Several parents in the Rockville Centre school district are voicing concerns about transgender students being given access to bathrooms and locker rooms based on the gender they feel most comfortable identifying with.
At the Board of Education meeting on Dec. 12 in the South Side High School auditorium, more than a dozen parents urged the district to reverse the policy, despite state and federal requirements that prohibit public school districts from denying a student use of a restroom due to gender identity.
Parents expressed fears that providing such access to students could potentially put others in harm’s way. They also expressed frustration over a lack of parental consultation about what they perceived to be a new policy on the issue.
William Cooney, a Rockville Centre resident, said that he was frustrated with the response by district administrators after the November school board meeting, at which he posed a series of questions on the subject.
“The answers provided were almost entirely deflections based on the clearly erroneous position that district policy permitting students to use bathrooms and locker rooms of the opposite sex is not a policy change,” Cooney said. “Superintendent (Matthew) Gaven said nothing about state law requiring this. If the board wishes to restore some measure of credibility it has lost, it will climb down from the position that there is no policy change, and that the district has had no choice but to permit students to use bathrooms and locker rooms for the opposite sex since 2019. That was not what the district policy was in 2023, and it is not how the district interpreted state law in 2023.”

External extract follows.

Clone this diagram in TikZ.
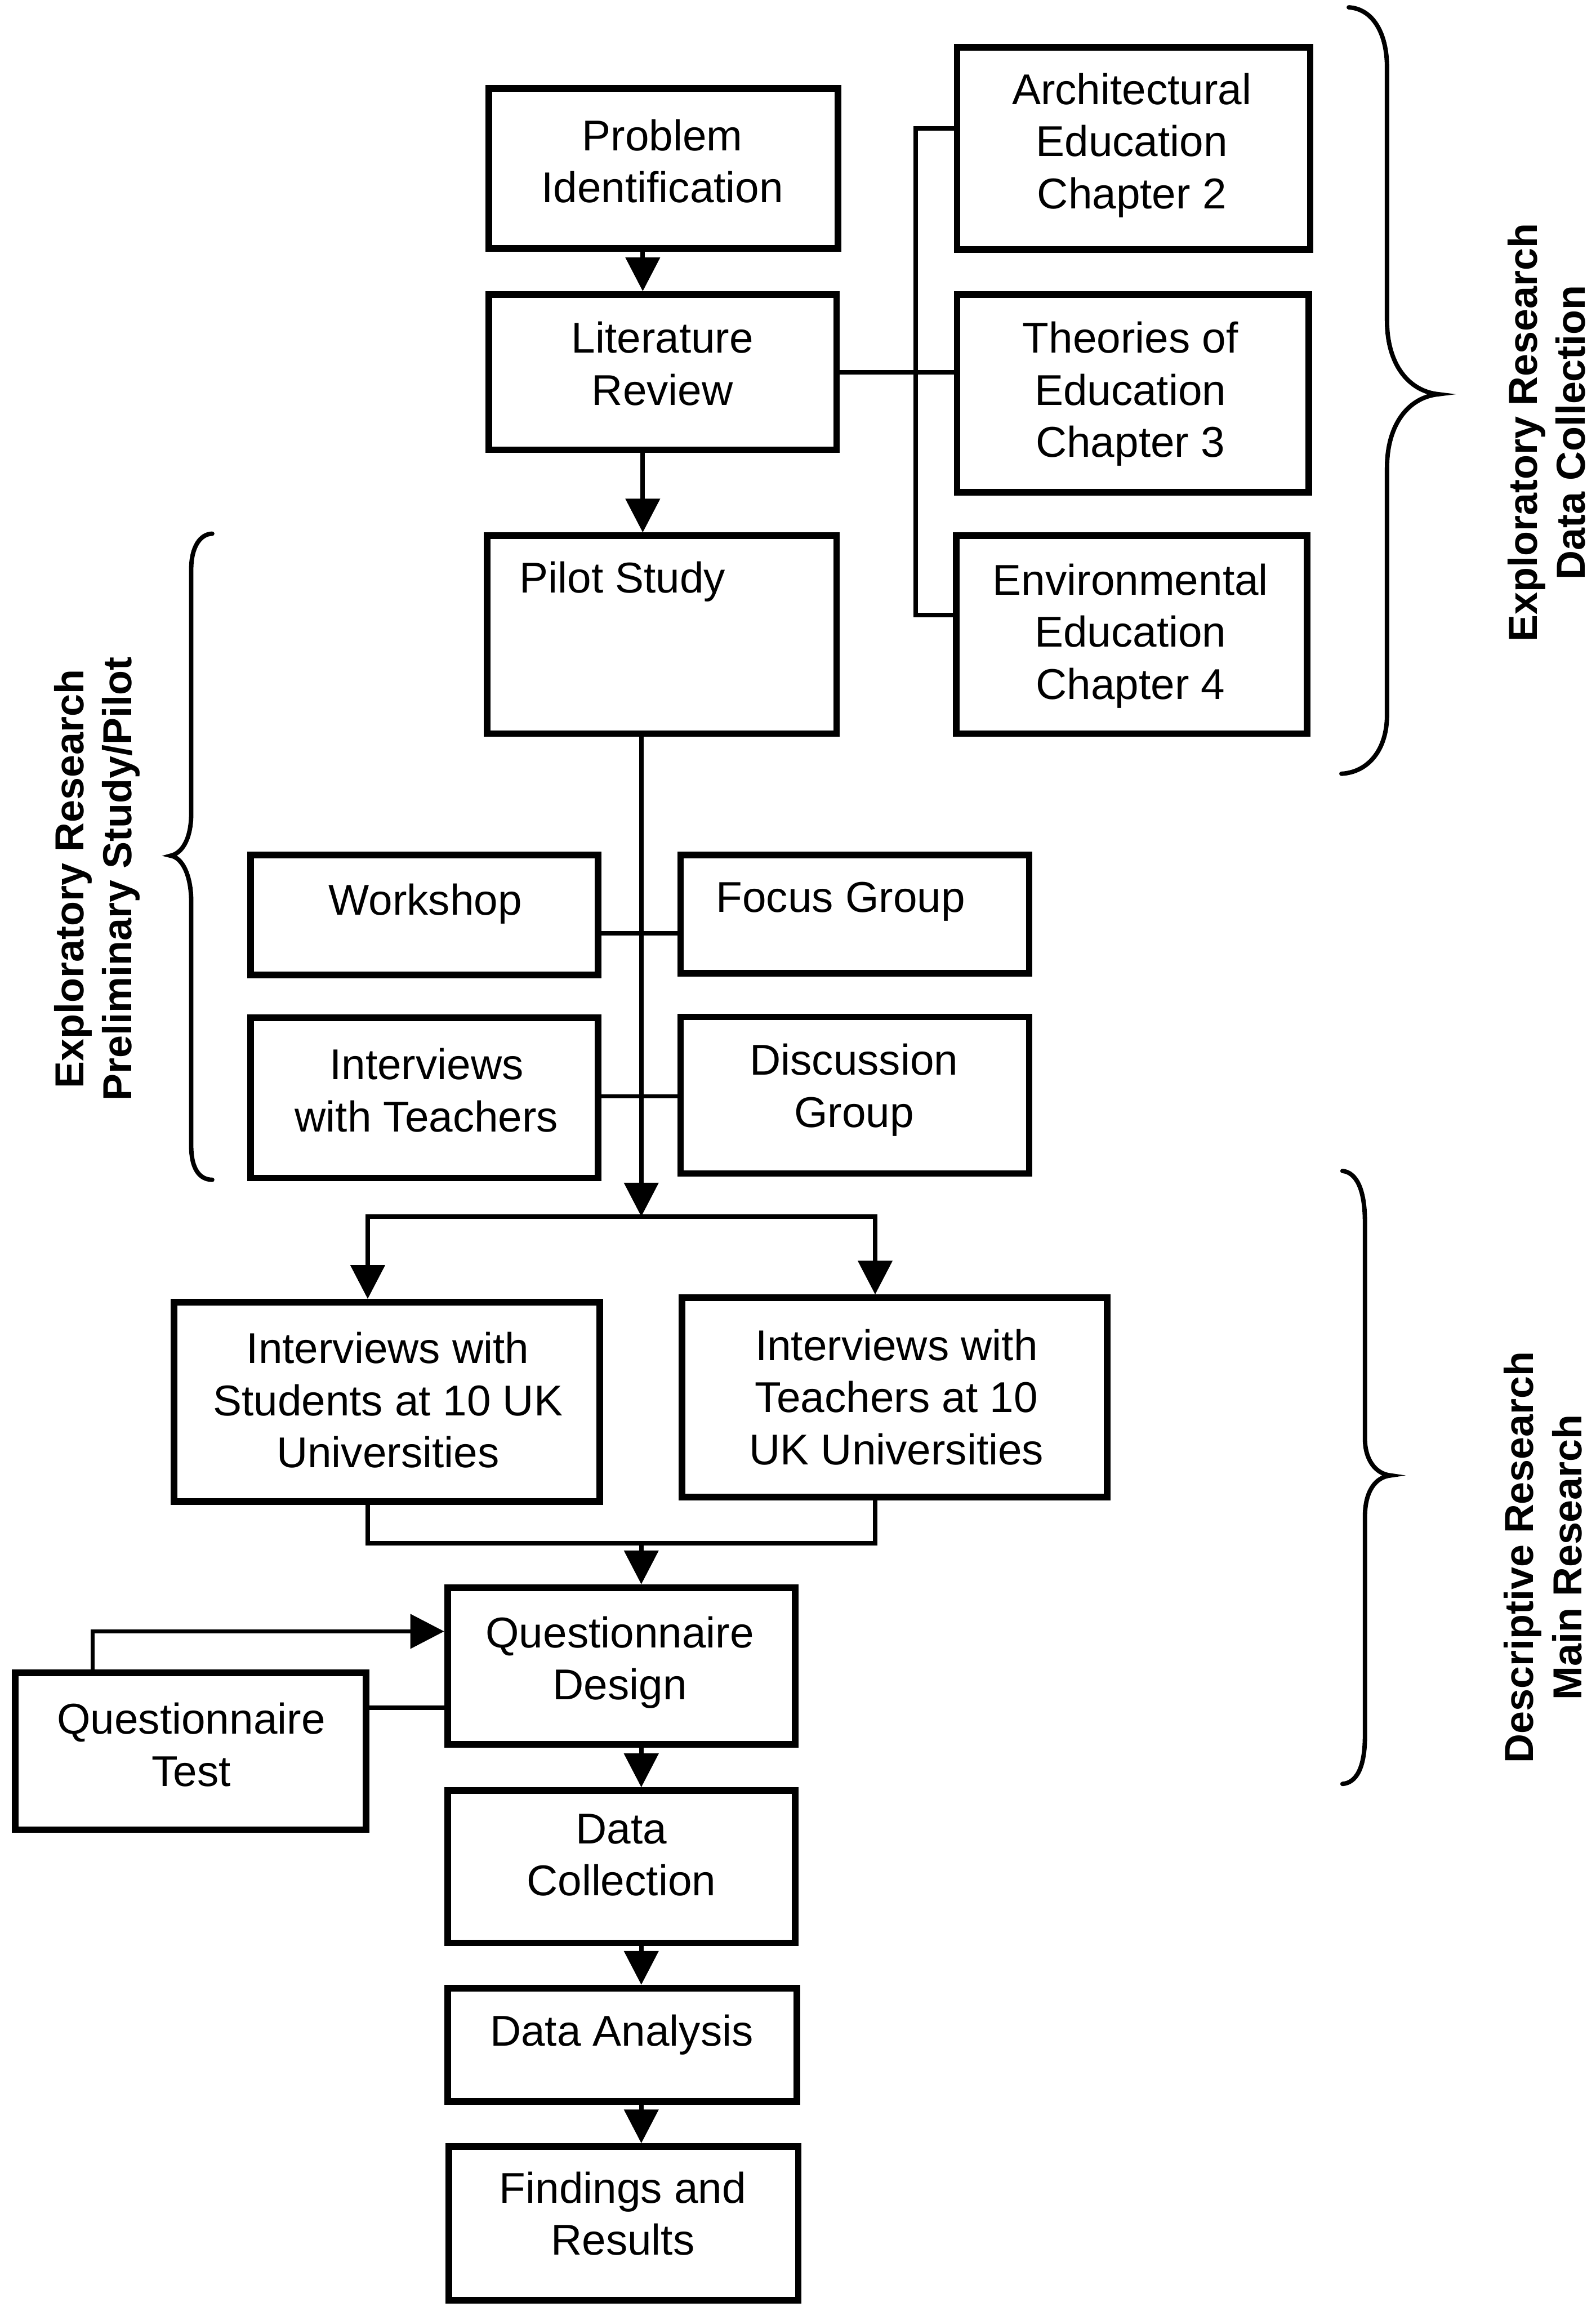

Many parents expressed concerns about what they believed to be a new policy, but the district has stated that it has not implemented any new policies on genders and bathroom use, and has been following state law since 2019.

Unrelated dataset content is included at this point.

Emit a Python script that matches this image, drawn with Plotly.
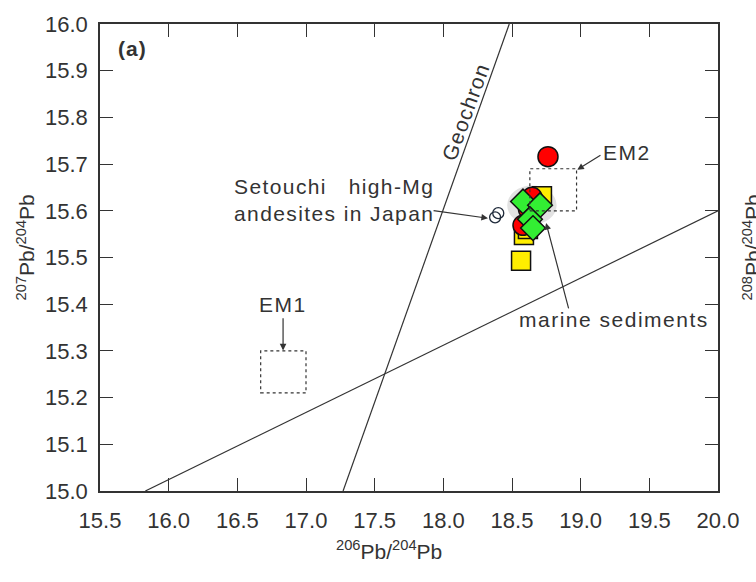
import plotly.graph_objects as go

# Pb isotope data (206Pb/204Pb vs 207Pb/204Pb)
red_x = [18.762, 18.646, 18.620, 18.580]
red_y = [15.716, 15.629, 15.604, 15.569]

yellow_x = [18.566, 18.718, 18.587, 18.616]
yellow_y = [15.493, 15.631, 15.548, 15.561]

green_x = [18.580, 18.704, 18.631, 18.653]
green_y = [15.620, 15.612, 15.582, 15.563]

setouchi_x = [18.377, 18.400]
setouchi_y = [15.586, 15.595]

# Reference lines: Geochron and the regression line
geochron_x = [17.27, 18.48]
geochron_y = [15.0, 16.0]
nhrl_x = [15.83, 20.0]
nhrl_y = [15.0, 15.6]

# Mantle end-member fields (x0, x1, y0, y1)
em1_box = [16.67, 17.00, 15.21, 15.30]
em2_box = [18.63, 18.97, 15.60, 15.69]

# Marine sediment field (centre and half-widths)
sed_cx, sed_cy, sed_rx, sed_ry = 18.645, 15.612, 0.18, 0.042

x_ticks = [15.5, 16.0, 16.5, 17.0, 17.5, 18.0, 18.5, 19.0, 19.5, 20.0]
y_ticks = [15.0, 15.1, 15.2, 15.3, 15.4, 15.5, 15.6, 15.7, 15.8, 15.9, 16.0]

FONT = "Liberation Sans, Arial, sans-serif"
INK = "#333333"


def spaced(s, ls=1.5):
    return f'<span style="letter-spacing:{ls}px">{s}</span>'


fig = go.Figure()

fig.add_shape(type="circle", xref="x", yref="y",
              x0=sed_cx - sed_rx, x1=sed_cx + sed_rx,
              y0=sed_cy - sed_ry, y1=sed_cy + sed_ry,
              fillcolor="#e2e2e2", line=dict(width=0), layer="below")

for bx in (em1_box, em2_box):
    fig.add_shape(type="rect", xref="x", yref="y",
                  x0=bx[0], x1=bx[1], y0=bx[2], y1=bx[3],
                  line=dict(color=INK, width=1.2, dash="dot"))

fig.add_trace(go.Scatter(x=geochron_x, y=geochron_y, mode="lines",
                         line=dict(color=INK, width=1.2), showlegend=False))
fig.add_trace(go.Scatter(x=nhrl_x, y=nhrl_y, mode="lines",
                         line=dict(color=INK, width=1.2), showlegend=False))

fig.add_trace(go.Scatter(x=setouchi_x, y=setouchi_y, mode="markers",
                         marker=dict(symbol="circle-open", size=11, color="#1f2a3a",
                                     line=dict(width=1.3)),
                         showlegend=False))
fig.add_trace(go.Scatter(x=yellow_x, y=yellow_y, mode="markers",
                         marker=dict(symbol="square", size=19, color="#FFEE00",
                                     line=dict(color="#111111", width=1.5)),
                         showlegend=False))
fig.add_trace(go.Scatter(x=red_x, y=red_y, mode="markers",
                         marker=dict(symbol="circle", size=20, color="#FF0000",
                                     line=dict(color="#111111", width=1.5)),
                         showlegend=False))
fig.add_trace(go.Scatter(x=green_x, y=green_y, mode="markers",
                         marker=dict(symbol="diamond", size=19, color="#33EE33",
                                     line=dict(color="#111111", width=1.5)),
                         showlegend=False))

txt = dict(family=FONT, size=21, color=INK)


def arrow(x_tail, y_tail, x_head, y_head):
    fig.add_annotation(x=x_head, y=y_head, ax=x_tail, ay=y_tail,
                       xref="x", yref="y", axref="x", ayref="y",
                       text="", showarrow=True, arrowhead=2, arrowsize=1.1,
                       arrowwidth=1.2, arrowcolor=INK)


fig.add_annotation(x=15.74, y=15.947, xref="x", yref="y",
                   text="<b>" + spaced("(a)", 1) + "</b>",
                   showarrow=False, font=dict(family=FONT, size=21, color=INK))
fig.add_annotation(x=18.165, y=15.812, xref="x", yref="y",
                   text=spaced("Geochron", 1.2),
                   textangle=-70, showarrow=False, font=txt)
fig.add_annotation(x=19.337, y=15.725, xref="x", yref="y", text=spaced("EM2"),
                   showarrow=False, font=txt)
arrow(19.155, 15.721, 18.975, 15.688)
fig.add_annotation(x=16.833, y=15.399, xref="x", yref="y", text=spaced("EM1"),
                   showarrow=False, font=txt)
arrow(16.833, 15.373, 16.833, 15.301)
fig.add_annotation(x=16.461, y=15.623, xref="x", yref="y", xanchor="left",
                   align="left",
                   text=spaced("Setouchi\u00a0\u00a0\u00a0high-Mg", 1.4) + "<br>"
                   + spaced("andesites in Japan", 1.4),
                   showarrow=False, font=txt)
arrow(17.918, 15.601, 18.325, 15.584)
fig.add_annotation(x=18.536, y=15.368, xref="x", yref="y", xanchor="left",
                   text=spaced("marine sediments", 1.5), showarrow=False, font=txt)
arrow(18.915, 15.388, 18.748, 15.574)

# Axis titles
fig.add_annotation(x=0, y=0.5, xref="paper", yref="paper", xshift=-90, yshift=10,
                   text="<sup>207</sup>Pb/<sup>204</sup>Pb", textangle=-90,
                   showarrow=False, font=txt)
fig.add_annotation(x=0.4676, y=0, xref="paper", yref="paper", yshift=-74,
                   text="<sup>206</sup>Pb/<sup>204</sup>Pb",
                   showarrow=False, font=txt)
# Neighbouring panel's axis title, cut by the page edge
fig.add_annotation(x=1, y=0.5, xref="paper", yref="paper", xshift=48, yshift=10,
                   text="<sup>208</sup>Pb/<sup>204</sup>Pb", textangle=-90,
                   showarrow=False, font=txt)

axis_common = dict(showline=True, linecolor=INK, linewidth=1.5, mirror="allticks",
                   ticks="inside", ticklen=13, tickcolor=INK, tickwidth=1.2,
                   showgrid=False, zeroline=False, tickformat=".1f",
                   tickfont=dict(family=FONT, size=22, color=INK))

fig.update_xaxes(range=[15.5, 20.0], tickvals=x_ticks, ticklabelstandoff=9,
                 **axis_common)
fig.update_yaxes(range=[15.0, 16.0], tickvals=y_ticks, ticklabelstandoff=6,
                 **axis_common)

fig.update_layout(width=756, height=582,
                  margin=dict(l=100, r=38, t=22, b=91),
                  plot_bgcolor="white", paper_bgcolor="white",
                  showlegend=False)

fig.write_html("out.html")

Rachel Ferrick, who has three children in the district, said that despite state law requirements, she intends to teach her children that “sex is binary.”

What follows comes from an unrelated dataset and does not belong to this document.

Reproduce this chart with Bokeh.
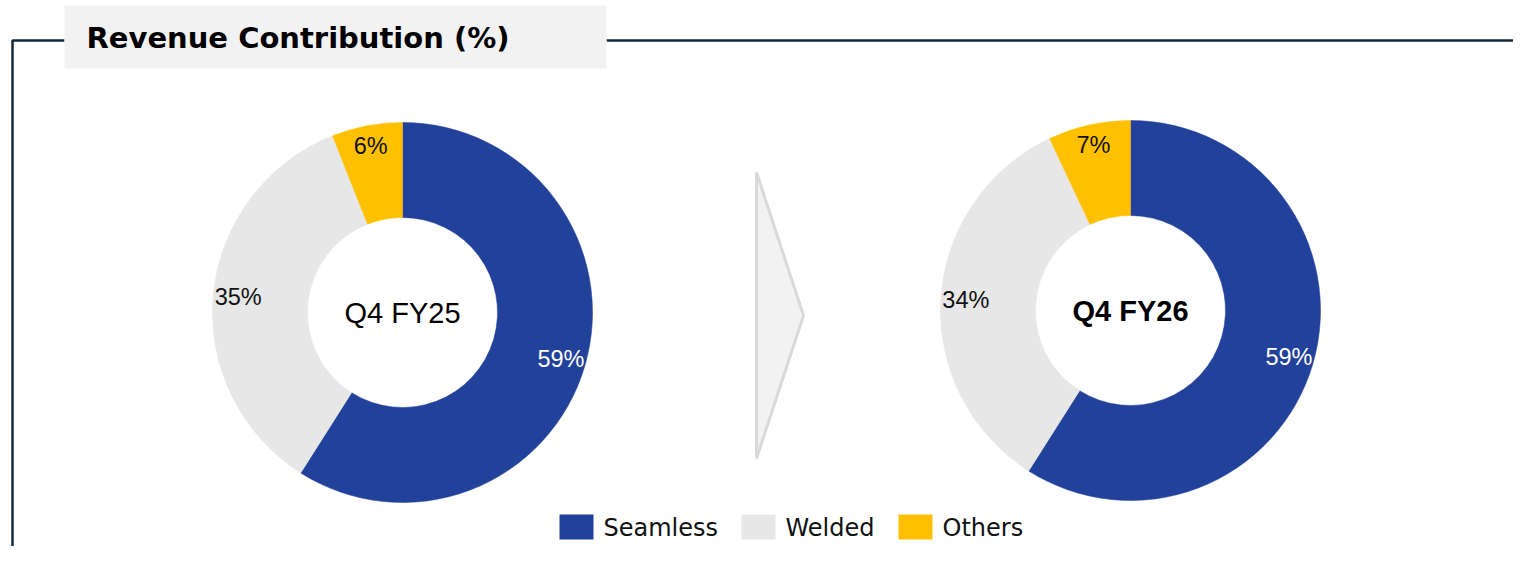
import math
from bokeh.plotting import figure
from bokeh.models import Range1d
from bokeh.core.properties import value
from bokeh.embed import file_html
from bokeh.resources import INLINE

# ---- data ----
categories = ["Seamless", "Welded", "Others"]
colors = ["#22419A", "#E7E7E7", "#FFC000"]
label_colors = ["#FFFFFF", "#111111", "#111111"]
q4_fy25 = [59, 35, 6]
q4_fy26 = [59, 34, 7]
periods = ["Q4 FY25", "Q4 FY26"]
chart_title = "Revenue Contribution (%)"

# ---- canvas: 1 data unit == 1 screen pixel (y measured upward from page bottom) ----
W, H = 1513, 546
PAGE_H = 562


def Y(sy):
    return PAGE_H - sy


p = figure(width=W, height=H, x_range=Range1d(0, W),
           y_range=Range1d(PAGE_H - H, PAGE_H),
           output_backend="svg", toolbar_location=None, min_border=0,
           x_axis_location=None, y_axis_location=None)
p.grid.visible = False
p.outline_line_color = None
p.background_fill_color = "white"
p.border_fill_color = "white"

LABEL_FONT = value("Liberation Sans")
UI_FONT = value("DejaVu Sans")

# ---- frame lines and title box ----
p.multi_line(xs=[[12, 12, 64], [606, 1540]], ys=[[Y(570), Y(40), Y(40)], [Y(40), Y(40)]],
             line_color="#13293D", line_width=2.5)
p.quad(left=64, right=606, top=Y(5), bottom=Y(68), fill_color="#F2F2F2", line_color=None)
p.text(x=[86], y=[Y(37)], text=[chart_title], text_align="left", text_baseline="middle",
       text_font=UI_FONT, text_font_style="bold", text_font_size="29px", text_color="#000000")

# ---- donuts ----
R_OUT, R_IN, R_LBL = 190, 95, 165


def donut(cx, cy, vals, center_label, bold):
    total = float(sum(vals))
    cum = 0.0
    starts, ends, lx, ly, txt = [], [], [], [], []
    for v in vals:
        a0 = math.pi / 2 - 2 * math.pi * cum / total
        a1 = math.pi / 2 - 2 * math.pi * (cum + v) / total
        mid = (a0 + a1) / 2
        starts.append(a0)
        ends.append(a1)
        r = R_LBL + (5 if v < 10 else 0)
        lx.append(cx + r * math.cos(mid))
        ly.append(cy + r * math.sin(mid))
        txt.append(f"{v}%")
        cum += v
    p.annular_wedge(x=cx, y=cy, inner_radius=R_IN, outer_radius=R_OUT,
                    start_angle=starts, end_angle=ends, direction="clock",
                    fill_color=colors, line_color=colors, line_width=0.5)
    p.text(x=lx, y=ly, text=txt, text_align="center", text_baseline="middle",
           text_font=LABEL_FONT, text_font_size="23.5px", text_color=label_colors)
    p.text(x=[cx], y=[cy], text=[center_label], text_align="center", text_baseline="middle",
           text_font=LABEL_FONT, text_font_size="29px",
           text_font_style="bold" if bold else "normal", text_color="#000000")


donut(402, Y(312), q4_fy25, periods[0], False)
donut(1130, Y(310), q4_fy26, periods[1], True)

# ---- arrow chevron ----
p.patch(x=[756, 803, 756], y=[Y(172), Y(315), Y(458)], fill_color="#F2F2F2",
        line_color="#D9D9D9", line_width=3)

# ---- legend ----
leg_x = [559, 741, 898]
p.quad(left=leg_x, right=[x + 34 for x in leg_x], top=[Y(514)] * 3, bottom=[Y(539)] * 3,
       fill_color=colors, line_color=None)
p.text(x=[x + 44 for x in leg_x], y=[Y(527)] * 3, text=categories, text_align="left",
       text_baseline="middle", text_font=UI_FONT, text_font_size="24px", text_color="#111111")

open("out.html", "w").write(file_html(p, INLINE))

“This is not just an issue of bathrooms,” Ferrick said. “It is an issue of teaching our children, especially our daughters, to be compliant — to remain silent even when your instincts are screaming that something is not right. To be polite and just shut up and take it, lest we offend someone.”
The State Education Department, in a 2023 report on creating a safe, supportive and affirming school environment for transgender and gender-expansive students, stated that public schools can provide alternative single-stall “all gender” restrooms or private changing spaces on request. The department further stated, however, that the option must never be forced on students as the only alternative.
“Our district has long provided gender-neutral, single-occupancy bathroom options for any students or staff who wish to use them, which is in accordance with Education Law 409-m,” Gaven said in a statement. “This established practice is not a response to any recent policy changes. Pursuant to the New York State Human Rights Law, school districts in New York must allow students to use the bathroom that is consistent with their gender identity and to provide all students the option of choosing to utilize the single occupancy bathrooms for any reason.”
According to the state’s Gender Expression Non-Discrimination Act, public schools are not permitted to ask transgender or gender-expansive students to use a single-stall restroom because of someone else’s concerns, or require medical or any other documentation for the use of restrooms, locker rooms or residential facilities.
“I just want to make it clear that this was not a policy that this board implemented, and it’s not specific to Rockville Centre,” school board President Kelly Barry said after the public comment portion of last week’s meeting. “This board did not create a new policy in our manual addressing this issue.”
The district’s legal counselor, whose firm represents 195 districts across the state, said that all public schools are required to adhere to state law requirements for restroom accessibility.